==== DATASET EXTRACT ====
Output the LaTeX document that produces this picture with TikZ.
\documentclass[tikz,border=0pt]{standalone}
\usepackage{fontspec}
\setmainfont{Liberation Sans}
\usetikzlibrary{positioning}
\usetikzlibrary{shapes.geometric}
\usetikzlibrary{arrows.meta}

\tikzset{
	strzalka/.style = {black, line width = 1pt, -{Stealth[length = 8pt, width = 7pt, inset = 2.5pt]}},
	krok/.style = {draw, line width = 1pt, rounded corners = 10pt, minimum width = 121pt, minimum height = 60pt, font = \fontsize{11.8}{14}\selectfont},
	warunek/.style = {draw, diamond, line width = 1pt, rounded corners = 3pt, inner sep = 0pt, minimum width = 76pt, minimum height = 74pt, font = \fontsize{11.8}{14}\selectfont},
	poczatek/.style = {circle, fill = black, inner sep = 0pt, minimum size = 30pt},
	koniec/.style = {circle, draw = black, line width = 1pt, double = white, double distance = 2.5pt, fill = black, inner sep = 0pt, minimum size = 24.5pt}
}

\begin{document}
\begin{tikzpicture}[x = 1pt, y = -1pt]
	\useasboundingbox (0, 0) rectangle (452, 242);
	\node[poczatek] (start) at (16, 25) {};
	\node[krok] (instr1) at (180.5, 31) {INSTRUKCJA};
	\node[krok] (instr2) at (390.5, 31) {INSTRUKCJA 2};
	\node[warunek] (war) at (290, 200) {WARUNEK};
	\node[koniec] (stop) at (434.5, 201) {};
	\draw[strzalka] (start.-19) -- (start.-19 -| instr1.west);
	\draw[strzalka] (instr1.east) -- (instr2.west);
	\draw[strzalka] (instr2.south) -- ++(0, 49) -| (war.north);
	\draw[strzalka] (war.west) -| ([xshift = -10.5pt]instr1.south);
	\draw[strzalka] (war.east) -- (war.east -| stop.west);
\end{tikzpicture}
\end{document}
====
WRITTEN EXERCISE:
Reproduce the material exactly, with every line intact.

RESPONSE FOR THIS EXERCISE:
Output the LaTeX document that produces this picture with TikZ.
\documentclass[tikz,border=0pt]{standalone}
\usepackage{fontspec}
\setmainfont{Liberation Sans}
\usetikzlibrary{positioning}
\usetikzlibrary{shapes.geometric}
\usetikzlibrary{arrows.meta}

\tikzset{
	strzalka/.style = {black, line width = 1pt, -{Stealth[length = 8pt, width = 7pt, inset = 2.5pt]}},
	krok/.style = {draw, line width = 1pt, rounded corners = 10pt, minimum width = 121pt, minimum height = 60pt, font = \fontsize{11.8}{14}\selectfont},
	warunek/.style = {draw, diamond, line width = 1pt, rounded corners = 3pt, inner sep = 0pt, minimum width = 76pt, minimum height = 74pt, font = \fontsize{11.8}{14}\selectfont},
	poczatek/.style = {circle, fill = black, inner sep = 0pt, minimum size = 30pt},
	koniec/.style = {circle, draw = black, line width = 1pt, double = white, double distance = 2.5pt, fill = black, inner sep = 0pt, minimum size = 24.5pt}
}

\begin{document}
\begin{tikzpicture}[x = 1pt, y = -1pt]
	\useasboundingbox (0, 0) rectangle (452, 242);
	\node[poczatek] (start) at (16, 25) {};
	\node[krok] (instr1) at (180.5, 31) {INSTRUKCJA};
	\node[krok] (instr2) at (390.5, 31) {INSTRUKCJA 2};
	\node[warunek] (war) at (290, 200) {WARUNEK};
	\node[koniec] (stop) at (434.5, 201) {};
	\draw[strzalka] (start.-19) -- (start.-19 -| instr1.west);
	\draw[strzalka] (instr1.east) -- (instr2.west);
	\draw[strzalka] (instr2.south) -- ++(0, 49) -| (war.north);
	\draw[strzalka] (war.west) -| ([xshift = -10.5pt]instr1.south);
	\draw[strzalka] (war.east) -- (war.east -| stop.west);
\end{tikzpicture}
\end{document}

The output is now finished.